With health-related data and how to protect it at the forefront of discussion since the start of the COVID-19 pandemic, this week California Governor Gavin Newsom signed into law two bills related to genetic data. First, AB 825, will expand the definition of personal information to include genetic data, for data breach notification requirements for businesses and government agencies, as well as reasonable safeguard requirements for businesses. Second, SB 41, will establish the Genetic Information Privacy Act, requiring a direct-to-consumer genetic testing company to provide a consumer with notice and consent regarding its genetic data collection, use and disclosure policies.
Below is a breakdown of each law:
- AB 825 – Unanimously approved by the Senate on September 8th, and Assembly back in May, AB 825, will expand the definition of personal information to include genetic data and define genetic data to mean any data, regardless of its format, that results from the analysis of a biological sample of an individual, or other source, and concerns genetic material, as specified. This expanded definition of personal information will apply to three existing laws: 1) the Information Practices Act of 1977 which requires an agency that owns or licenses computerized data that includes personal information to disclose any breach of the security of the system following discovery or notification of the breach in the security of the data to any resident of California whose unencrypted personal information was compromised, 2) Civil Code 1798.81.5 which requires a business that owns, licenses, or maintains personal information about a California resident to implement and maintain reasonable security procedures and practices, and 3) Civil Code Section 1798.82 which requires a person or business that conducts business in California, and that owns or licenses computerized data that includes personal information, to disclose a breach of the security of the system following discovery or notification of the breach.

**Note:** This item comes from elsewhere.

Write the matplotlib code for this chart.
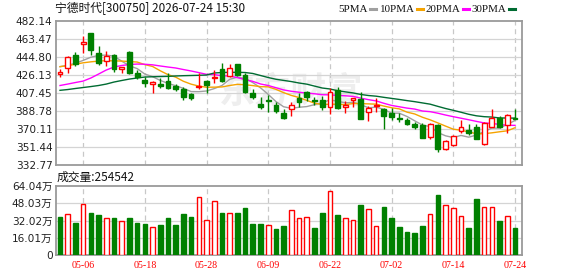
import matplotlib
matplotlib.use("Agg")
import matplotlib.pyplot as plt
from matplotlib.lines import Line2D
import numpy as np

plt.rcParams["font.family"] = ["DejaVu Sans", "Noto Sans CJK SC"]

# ---- data: 60 trading sessions, oldest first ----
opens = [427.0, 433.2, 447.4, 458.9, 469.6, 449.5, 441.2, 447.1, 432.2, 450.2,
         428.0, 421.1, 417.3, 417.3, 420.0, 414.8, 411.7, 406.9, 413.9, 420.0,
         422.8, 432.5, 425.2, 437.7, 426.3, 407.9, 396.1, 400.1, 395.1, 387.1,
         390.6, 402.7, 408.6, 400.3, 400.3, 393.4, 410.7, 392.7, 400.3, 401.3,
         387.5, 393.7, 390.6, 387.1, 381.9, 379.8, 375.3, 373.9, 361.4, 373.9,
         349.0, 353.1, 368.0, 369.1, 372.2, 354.2, 372.5, 381.9, 374.6, 381.9]
highs = [432.5, 446.1, 449.9, 466.8, 470.0, 456.5, 451.2, 447.8, 435.0, 450.9,
         431.5, 423.9, 420.0, 422.8, 428.0, 416.9, 414.2, 407.2, 428.0, 421.1,
         431.5, 439.1, 437.4, 438.1, 428.0, 412.1, 403.1, 405.5, 398.5, 390.6,
         398.5, 407.2, 409.6, 403.7, 404.4, 413.1, 413.5, 399.2, 402.3, 409.0,
         394.0, 402.0, 392.3, 391.6, 386.4, 381.2, 377.8, 376.0, 376.0, 375.3,
         358.7, 363.5, 379.1, 375.3, 375.0, 377.4, 390.6, 384.0, 385.4, 390.9]
lows = [423.9, 428.7, 436.0, 449.5, 447.4, 436.7, 436.0, 429.8, 428.0, 427.7,
        421.8, 414.2, 407.2, 412.8, 411.7, 410.0, 400.3, 400.3, 411.7, 407.9,
        417.6, 418.7, 423.9, 425.2, 407.9, 401.7, 390.6, 388.1, 386.4, 380.2,
        383.6, 392.7, 399.6, 395.1, 389.9, 385.7, 391.3, 387.1, 392.7, 380.5,
        378.8, 388.1, 370.1, 379.5, 377.8, 374.3, 370.1, 361.1, 359.7, 345.9,
        347.9, 352.8, 365.6, 363.9, 359.7, 353.8, 372.2, 370.8, 366.3, 380.2]
closes = [429.1, 444.7, 437.4, 460.6, 452.3, 438.4, 446.1, 432.2, 434.6, 428.0,
          423.9, 417.6, 418.7, 415.2, 412.4, 412.1, 403.7, 402.0, 414.6, 415.9,
          424.6, 420.0, 433.9, 426.3, 408.9, 403.1, 392.7, 399.8, 389.2, 381.9,
          394.7, 398.2, 403.7, 398.9, 392.7, 408.6, 391.6, 395.1, 402.0, 380.5,
          391.6, 395.1, 383.6, 382.3, 380.2, 375.0, 372.5, 361.1, 375.0, 349.0,
          358.0, 363.2, 372.5, 365.6, 360.1, 376.0, 381.2, 372.5, 385.0, 380.5]
# volume in 万 (10k) lots
volumes = [35.1, 37.9, 29.9, 47.1, 39.1, 37.3, 34.2, 34.2, 31.4, 34.2,
           29.9, 28.9, 25.9, 28.0, 34.2, 28.0, 38.2, 35.1, 53.6, 32.6,
           49.9, 39.1, 38.8, 39.1, 43.4, 28.9, 28.9, 27.7, 24.3, 27.1,
           41.8, 34.2, 35.1, 25.2, 39.2, 59.4, 37.3, 34.2, 32.3, 46.6,
           42.6, 26.7, 44.8, 34.5, 26.1, 21.5, 20.5, 27.1, 37.9, 56.0,
           46.3, 43.5, 36.1, 25.2, 52.2, 44.5, 44.5, 31.7, 36.1, 25.45]

# moving averages as drawn on the chart
ma5 = [435.0, 436.5, 438.5, 441.5, 444.8, 446.7, 447.0, 445.9, 440.7, 435.9,
       433.0, 427.3, 424.6, 420.7, 417.6, 415.2, 412.4, 409.1, 409.0, 409.7,
       412.2, 415.4, 421.8, 424.1, 422.7, 418.4, 413.0, 406.2, 398.7, 393.3,
       391.7, 392.8, 393.5, 395.5, 397.6, 400.4, 399.1, 397.4, 398.0, 395.6,
       392.2, 392.9, 390.6, 386.6, 386.6, 383.2, 378.7, 374.2, 372.8, 366.5,
       363.1, 361.3, 363.5, 361.7, 363.9, 367.5, 371.1, 371.1, 375.0, 379.0]
ma10 = [435.0, 436.0, 437.5, 439.0, 440.0, 440.8, 441.2, 441.0, 440.8, 440.3,
        439.8, 437.1, 435.2, 430.7, 426.7, 424.1, 419.8, 416.8, 414.8, 413.6,
        413.7, 413.9, 415.4, 416.6, 416.2, 415.3, 414.2, 414.0, 411.4, 408.0,
        405.1, 402.9, 399.9, 397.1, 395.5, 396.0, 395.9, 395.5, 396.7, 396.6,
        396.3, 396.0, 394.0, 392.3, 391.1, 387.7, 385.8, 382.4, 379.7, 376.5,
        373.2, 370.0, 368.9, 367.2, 365.2, 365.3, 366.2, 367.3, 368.3, 371.5]
ma20 = [415.4, 416.9, 418.5, 420.0, 423.2, 427.3, 431.5, 434.6, 436.2, 437.2,
        437.7, 437.5, 436.9, 435.7, 434.6, 433.6, 432.0, 430.5, 428.8, 427.0,
        426.8, 425.5, 425.3, 423.6, 421.5, 419.7, 417.0, 415.4, 413.1, 410.8,
        409.4, 408.4, 407.6, 406.8, 405.8, 405.7, 405.1, 404.7, 404.1, 402.3,
        400.7, 399.4, 396.9, 394.7, 393.3, 391.9, 390.9, 388.9, 388.2, 386.6,
        384.7, 383.0, 381.4, 379.8, 378.1, 376.5, 376.0, 374.9, 374.0, 374.0]
ma30 = [410.4, 411.2, 412.3, 413.3, 414.3, 415.4, 416.9, 419.0, 420.6, 422.1,
        423.2, 424.2, 424.5, 424.7, 424.9, 425.3, 425.6, 425.8, 426.0, 426.3,
        428.4, 428.9, 429.1, 429.1, 428.9, 427.9, 425.8, 423.7, 421.9, 420.7,
        419.5, 418.0, 416.8, 414.8, 412.8, 411.8, 410.0, 408.8, 407.7, 406.1,
        405.0, 404.3, 403.1, 402.0, 400.9, 399.7, 398.6, 397.3, 396.0, 393.7,
        391.5, 389.6, 387.6, 385.5, 383.9, 383.0, 382.6, 381.7, 381.6, 381.5]

date_ticks = [3, 11, 19, 27, 35, 43, 51, 59]
date_labels = ["05-06", "05-18", "05-28", "06-09", "06-22", "07-02", "07-14", "07-24"]
price_ticks = [332.77, 351.44, 370.11, 388.78, 407.45, 426.13, 444.80, 463.47, 482.14]
vol_ticks = [0, 16.01, 32.02, 48.03, 64.04]
title = "宁德时代[300750] 2026-07-24 15:30"
last_volume = 254542

UP, DOWN = "#ff0000", "#008000"
GRID, FRAME = "#d4d4d4", "#9a9a9a"
ma_styles = [("5PMA", ma5, "#a0a0a0"), ("10PMA", ma10, "#f5a300"),
             ("20PMA", ma20, "#ff00ff"), ("30PMA", ma30, "#006b32")]

W, H = 578, 276
fig = plt.figure(figsize=(W / 100, H / 100), dpi=100)


def box(left, top, right, bottom):
    return [left / W, 1 - bottom / H, (right - left) / W, (bottom - top) / H]


ax = fig.add_axes(box(56, 21.3, 522, 165))
axv = fig.add_axes(box(56, 186, 522, 255.3), sharex=ax)

x = np.arange(len(closes))
o, h, l, c = (np.asarray(a) for a in (opens, highs, lows, closes))
up = c >= o
edge = np.where(up, UP, DOWN)

for a in (ax, axv):
    for s in a.spines.values():
        s.set_color(FRAME)
        s.set_linewidth(1.3)
    for t in date_ticks:
        a.axvline(t, color="#c8c8c8", lw=0.9, ls=(0, (4, 3)), zorder=1)
    a.tick_params(length=0, colors="#222222")

# price panel
for p in price_ticks[1:-1]:
    ax.axhline(p, color=GRID, lw=0.9, zorder=1)
ax.text(0.505, 0.51, "东方财富", transform=ax.transAxes, fontsize=26, color="#eeeeee",
        fontweight="bold", style="italic", ha="center", va="center", zorder=0,
        family="Noto Sans CJK SC")
for name, vals, col in ma_styles:
    ax.plot(x, vals, color=col, lw=1.0, zorder=2)
ax.vlines(x, l, h, colors=edge, lw=1.0, zorder=3)
ax.bar(x, np.maximum(np.abs(c - o), 0.5), bottom=np.minimum(o, c), width=0.62,
       color=np.where(up, "white", DOWN), edgecolor=edge, lw=1.0, zorder=4)
ax.set_xlim(-0.52, len(x) - 0.09)
ax.set_ylim(price_ticks[0], price_ticks[-1])
ax.set_yticks(price_ticks, [f"{p:.2f}" for p in price_ticks], fontsize=7.6)
ax.tick_params(axis="y", pad=2.5)
ax.tick_params(axis="x", labelbottom=False)

# volume panel; colour follows close against the previous close
vol_up = np.r_[False, np.diff(c) > 0]
for v in vol_ticks[1:-1]:
    axv.axhline(v, color=GRID, lw=0.9, zorder=1)
axv.bar(x, volumes, width=0.6, color=np.where(vol_up, "white", DOWN),
        edgecolor=np.where(vol_up, UP, DOWN), lw=1.0, zorder=3)
axv.set_ylim(0, vol_ticks[-1])
axv.set_yticks(vol_ticks, ["0"] + [f"{v:.2f}万" for v in vol_ticks[1:]], fontsize=7.6)
axv.tick_params(axis="y", pad=2.5)
axv.set_xticks(date_ticks, date_labels, fontsize=7.2, family="Liberation Serif")
axv.tick_params(axis="x", pad=4, labelcolor=UP)

# header texts
fig.text(55 / W, 1 - 8.7 / H, title, fontsize=8.5, va="center", color="#111111",
         family=["Noto Sans CJK SC"])
fig.text(57 / W, 1 - 177.5 / H, f"成交量:{last_volume}", fontsize=8.5, va="center",
         color="#111111", family=["Noto Sans CJK SC"])

# legend: label followed by a short colour swatch
legend_x = [338, 379.5, 425.5, 471.5]
r = fig.canvas.get_renderer()
for lx, (name, vals, col) in zip(legend_x, ma_styles):
    t = fig.text(lx / W, 1 - 9 / H, name, fontsize=7.9, va="center",
                 family="Liberation Serif", color="#111111")
    x0 = t.get_window_extent(r).x1 + 2.5
    fig.add_artist(Line2D([x0 / W, (x0 + 6) / W], [1 - 9 / H, 1 - 9 / H],
                          color=col, lw=2.2, transform=fig.transFigure))

fig.savefig("out.png", dpi=100)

- SB 41 – Also passed unanimously by both the Senate and Assembly in September, SB 41 will establish the Genetic Information Privacy Act, which will require a direct-to-consumer genetic testing company to provide a consumer with certain information regarding the company’s policies and procedures for the collection, use, maintenance, and disclosure, as applicable, of genetic data, and to obtain a consumer’s express consent for collection, use, or disclosure of the consumer’s genetic data. In particular, the new law will provide consumers with the right to revoke consent in accordance with certain procedures, and a requirement for companies to destroy a consumer’s biological sample within 30 days of revocation of consent. The bill will further require a direct-to-consumer genetic testing company to comply with all applicable laws for disclosing genetic data to law enforcement without a consumer’s express consent, implement and maintain reasonable security procedures and practices to protect a consumer’s genetic data against unauthorized access, destruction, use, modification, or disclosure, and develop procedures and practices to enable a consumer to access their genetic data, and to delete their account and genetic data. The law will impose civil penalties for violations of the law, and enforcement of such actions will be exclusive to the Attorney General, district attorney, county counsel, city attorney, or city prosecutor.
Both laws will take effect January 1, 2022. Whether an organization is a health care provider, a genetic testing company, an employer, or other company that potentially collects genetic data, it should review its policies and practices concerning genetic tests and genetic information.